Return the material exactly, first line through the line containing "3.36, 3.48, 3.63]", and nothing more. Pictures stay out.

GIVEN DATA —
= = = =

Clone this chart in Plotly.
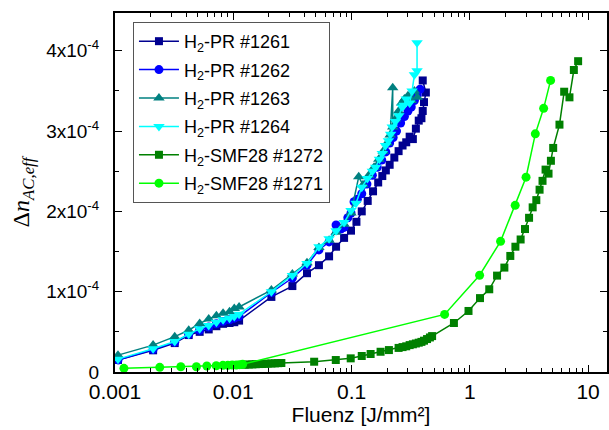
import plotly.graph_objects as go

# ---------------- data ----------------
names = ["H<sub>2</sub>-PR #1261", "H<sub>2</sub>-PR #1262", "H<sub>2</sub>-PR #1263",
         "H<sub>2</sub>-PR #1264", "H<sub>2</sub>-SMF28 #1272", "H<sub>2</sub>-SMF28 #1271"]

x_1261 = [0.00106, 0.0021, 0.0032, 0.0042, 0.0052, 0.0062, 0.0072, 0.0082, 0.0093, 0.0102, 0.0112,
          0.021, 0.0316, 0.042, 0.053, 0.0646, 0.074, 0.0865, 0.099, 0.11, 0.122, 0.137, 0.152, 0.168,
          0.182, 0.195, 0.21, 0.23, 0.25, 0.27, 0.29, 0.31, 0.33, 0.35, 0.37, 0.39, 0.40, 0.41, 0.425, 0.40]
y_1261 = [0.15, 0.27, 0.36, 0.46, 0.50, 0.53, 0.57, 0.60, 0.61, 0.62, 0.64,
          0.935, 1.07, 1.23, 1.33, 1.44, 1.56, 1.67, 1.76, 1.87, 2.00, 2.13, 2.25, 2.36,
          2.44, 2.51, 2.58, 2.67, 2.75, 2.82, 2.86, 2.93, 2.90, 3.03, 3.13, 3.16, 3.25, 3.36, 3.48, 3.63]

x_1262 = [0.00106, 0.0021, 0.0032, 0.0042, 0.0052, 0.0062, 0.0072, 0.0082, 0.0093, 0.0102, 0.0112,
          0.021, 0.0316, 0.042, 0.053, 0.0646, 0.074, 0.081, 0.0865, 0.093, 0.099, 0.105, 0.112, 0.122,
          0.135, 0.15, 0.165, 0.18, 0.195, 0.21, 0.225, 0.24, 0.26, 0.28, 0.30, 0.32, 0.34, 0.36, 0.38]
y_1262 = [0.15, 0.28, 0.37, 0.47, 0.52, 0.56, 0.60, 0.63, 0.65, 0.67, 0.69,
          0.99, 1.17, 1.33, 1.52, 1.62, 1.83, 1.78, 1.80, 1.92, 1.98, 2.12, 2.15, 2.22,
          2.34, 2.45, 2.55, 2.64, 2.74, 2.85, 2.92, 3.00, 3.10, 3.18, 3.25, 3.30, 3.38, 3.45, 3.52]

x_1263 = [0.00106, 0.0021, 0.0032, 0.0042, 0.0052, 0.0062, 0.0072, 0.0082, 0.0093, 0.0102, 0.0112,
          0.021, 0.0316, 0.042, 0.053, 0.0646, 0.074, 0.0865, 0.099, 0.115, 0.125, 0.14, 0.155, 0.17,
          0.185, 0.20, 0.212, 0.223, 0.223, 0.235, 0.25, 0.265, 0.28, 0.30, 0.32, 0.34, 0.36]
y_1263 = [0.21, 0.335, 0.44, 0.52, 0.605, 0.66, 0.70, 0.73, 0.75, 0.79, 0.81,
          1.02, 1.22, 1.36, 1.55, 1.64, 1.74, 1.84, 1.98, 2.43, 2.33, 2.45, 2.55, 2.65,
          2.75, 2.85, 2.95, 3.54, 3.05, 3.15, 3.25, 3.35, 3.40, 3.44, 3.38, 3.50, 3.42]

x_1264 = [0.00106, 0.0021, 0.0032, 0.0042, 0.0052, 0.0062, 0.0072, 0.0082, 0.0093, 0.0102, 0.0112,
          0.021, 0.0316, 0.042, 0.053, 0.0646, 0.074, 0.0865, 0.099, 0.109, 0.122, 0.136, 0.150, 0.160,
          0.172, 0.182, 0.194, 0.205, 0.214, 0.221, 0.235, 0.251, 0.268, 0.277, 0.29, 0.31, 0.325, 0.34,
          0.358, 0.358]
y_1264 = [0.16, 0.29, 0.38, 0.47, 0.54, 0.58, 0.62, 0.65, 0.67, 0.69, 0.72,
          1.00, 1.20, 1.35, 1.56, 1.66, 1.76, 1.86, 2.01, 2.10, 2.30, 2.41, 2.50, 2.55,
          2.65, 2.72, 2.82, 2.88, 2.96, 3.05, 3.12, 3.19, 3.30, 3.32, 3.40, 3.35, 3.50, 3.70,
          3.75, 4.10]

x_1272 = [0.0125, 0.0135, 0.0145, 0.0155, 0.0165, 0.0175, 0.0185, 0.0195, 0.021, 0.0225, 0.024, 0.0255,
          0.0483, 0.0736, 0.0984, 0.122, 0.145, 0.176, 0.207, 0.25, 0.27, 0.29, 0.31, 0.33, 0.35, 0.37,
          0.39, 0.41, 0.435, 0.46, 0.48, 0.734, 0.975, 1.22, 1.46, 1.70, 1.96, 2.20, 2.43, 2.69, 2.93,
          3.17, 3.40, 3.65, 3.89, 4.12, 4.37, 4.63, 4.85, 5.07, 5.73, 6.28, 6.96, 7.58, 8.24]
y_1272 = [0.09, 0.093, 0.095, 0.097, 0.099, 0.10, 0.102, 0.104, 0.106, 0.108, 0.11, 0.112,
          0.128, 0.149, 0.17, 0.199, 0.224, 0.252, 0.273, 0.30, 0.31, 0.32, 0.335, 0.345, 0.355, 0.365,
          0.375, 0.39, 0.41, 0.43, 0.447, 0.61, 0.76, 0.92, 1.03, 1.20, 1.30, 1.445, 1.56, 1.65, 1.78,
          1.92, 2.05, 2.14, 2.27, 2.38, 2.52, 2.47, 2.63, 2.79, 3.08, 3.49, 3.42, 3.76, 3.87]

x_1271 = [0.00119, 0.00239, 0.0036, 0.00488, 0.00598, 0.00718, 0.00817, 0.0090, 0.0098, 0.0106, 0.0113,
          0.0120, 0.612, 1.21, 1.82, 2.42, 2.99, 3.58, 4.21, 4.82]
y_1271 = [0.046, 0.058, 0.066, 0.066, 0.075, 0.078, 0.083, 0.083, 0.087, 0.087, 0.091,
          0.096, 0.717, 1.205, 1.627, 2.075, 2.426, 2.965, 3.283, 3.631]

y_scale = 1e-4
y_tickvals = [0, 1e-4, 2e-4, 3e-4, 4e-4]
y_ticktext = ["0", "1x10<sup>-4</sup>", "2x10<sup>-4</sup>", "3x10<sup>-4</sup>", "4x10<sup>-4</sup>"]
x_tickvals = [0.001, 0.01, 0.1, 1, 10]
x_ticktext = ["0.001", "0.01", "0.1", "1", "10"]

series = [
    (x_1261, y_1261, "#000090", "square", 8),
    (x_1262, y_1262, "#0000FF", "circle", 9),
    (x_1263, y_1263, "#008080", "triangle-up", 10),
    (x_1264, y_1264, "#00FFFF", "triangle-down", 10),
    (x_1272, y_1272, "#008000", "square", 8),
    (x_1271, y_1271, "#00FF00", "circle", 9),
]

fig = go.Figure()
for name, (xs, ys, col, sym, sz) in zip(names, series):
    fig.add_trace(go.Scatter(
        x=xs, y=[v * y_scale for v in ys], name=name, mode="lines+markers",
        line=dict(color=col, width=1.5),
        marker=dict(color=col, symbol=sym, size=sz, line=dict(width=0)),
        legendgroup=name,
    ))

SANS = "Arial, Liberation Sans, sans-serif"
xtick_font = dict(family=SANS, size=21, color="black")
ytick_font = dict(family=SANS, size=19, color="black")

fig.update_layout(
    width=609, height=430,
    margin=dict(l=115, r=0, t=13, b=58),
    paper_bgcolor="white", plot_bgcolor="white",
    font=dict(family=SANS, size=20, color="black"),
    showlegend=True,
    legend=dict(
        x=0.0365, y=0.975, xanchor="left", yanchor="top",
        bgcolor="white", bordercolor="#555555", borderwidth=1,
        font=dict(family=SANS, size=18, color="black"),
        tracegroupgap=2, traceorder="grouped", itemwidth=40,
    ),
)

fig.update_xaxes(
    type="log", range=[-3, 1.16],
    tickmode="array", tickvals=x_tickvals, ticktext=x_ticktext,
    ticks="inside", ticklen=7, tickwidth=1.2, tickcolor="black",
    showline=True, linecolor="black", linewidth=2, mirror="ticks",
    showgrid=False, zeroline=False,
    minor=dict(ticks="inside", ticklen=4, tickwidth=1.2, tickcolor="black", dtick="D1", showgrid=False),
    tickfont=xtick_font,
    title=dict(text="Fluenz [J/mm²]", font=dict(family=SANS, size=21, color="black"), standoff=3),
)

fig.update_yaxes(
    range=[0, 4.47e-4],
    tickmode="array", tickvals=y_tickvals, ticktext=y_ticktext,
    ticks="inside", ticklen=7, tickwidth=1.2, tickcolor="black",
    showline=True, linecolor="black", linewidth=2, mirror="ticks",
    showgrid=False, zeroline=False,
    minor=dict(ticks="inside", ticklen=4, tickwidth=1.2, tickcolor="black",
               tickmode="linear", tick0=0, dtick=5e-5, showgrid=False),
    tickfont=ytick_font, ticklabelstandoff=10,
    title=dict(text="Δ<i>n</i><sub><i>AC,eff</i></sub>",
               font=dict(family="Liberation Serif, Times New Roman, serif", size=24, color="black"),
               standoff=10),
)

fig.write_html("out.html", config={"displayModeBar": False},
               post_script="document.body.style.margin='0';document.body.style.overflow='hidden';")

= = = =

CORRECT OUTPUT —
Clone this chart in Plotly.
import plotly.graph_objects as go

# ---------------- data ----------------
names = ["H<sub>2</sub>-PR #1261", "H<sub>2</sub>-PR #1262", "H<sub>2</sub>-PR #1263",
         "H<sub>2</sub>-PR #1264", "H<sub>2</sub>-SMF28 #1272", "H<sub>2</sub>-SMF28 #1271"]

x_1261 = [0.00106, 0.0021, 0.0032, 0.0042, 0.0052, 0.0062, 0.0072, 0.0082, 0.0093, 0.0102, 0.0112,
          0.021, 0.0316, 0.042, 0.053, 0.0646, 0.074, 0.0865, 0.099, 0.11, 0.122, 0.137, 0.152, 0.168,
          0.182, 0.195, 0.21, 0.23, 0.25, 0.27, 0.29, 0.31, 0.33, 0.35, 0.37, 0.39, 0.40, 0.41, 0.425, 0.40]
y_1261 = [0.15, 0.27, 0.36, 0.46, 0.50, 0.53, 0.57, 0.60, 0.61, 0.62, 0.64,
          0.935, 1.07, 1.23, 1.33, 1.44, 1.56, 1.67, 1.76, 1.87, 2.00, 2.13, 2.25, 2.36,
          2.44, 2.51, 2.58, 2.67, 2.75, 2.82, 2.86, 2.93, 2.90, 3.03, 3.13, 3.16, 3.25, 3.36, 3.48, 3.63]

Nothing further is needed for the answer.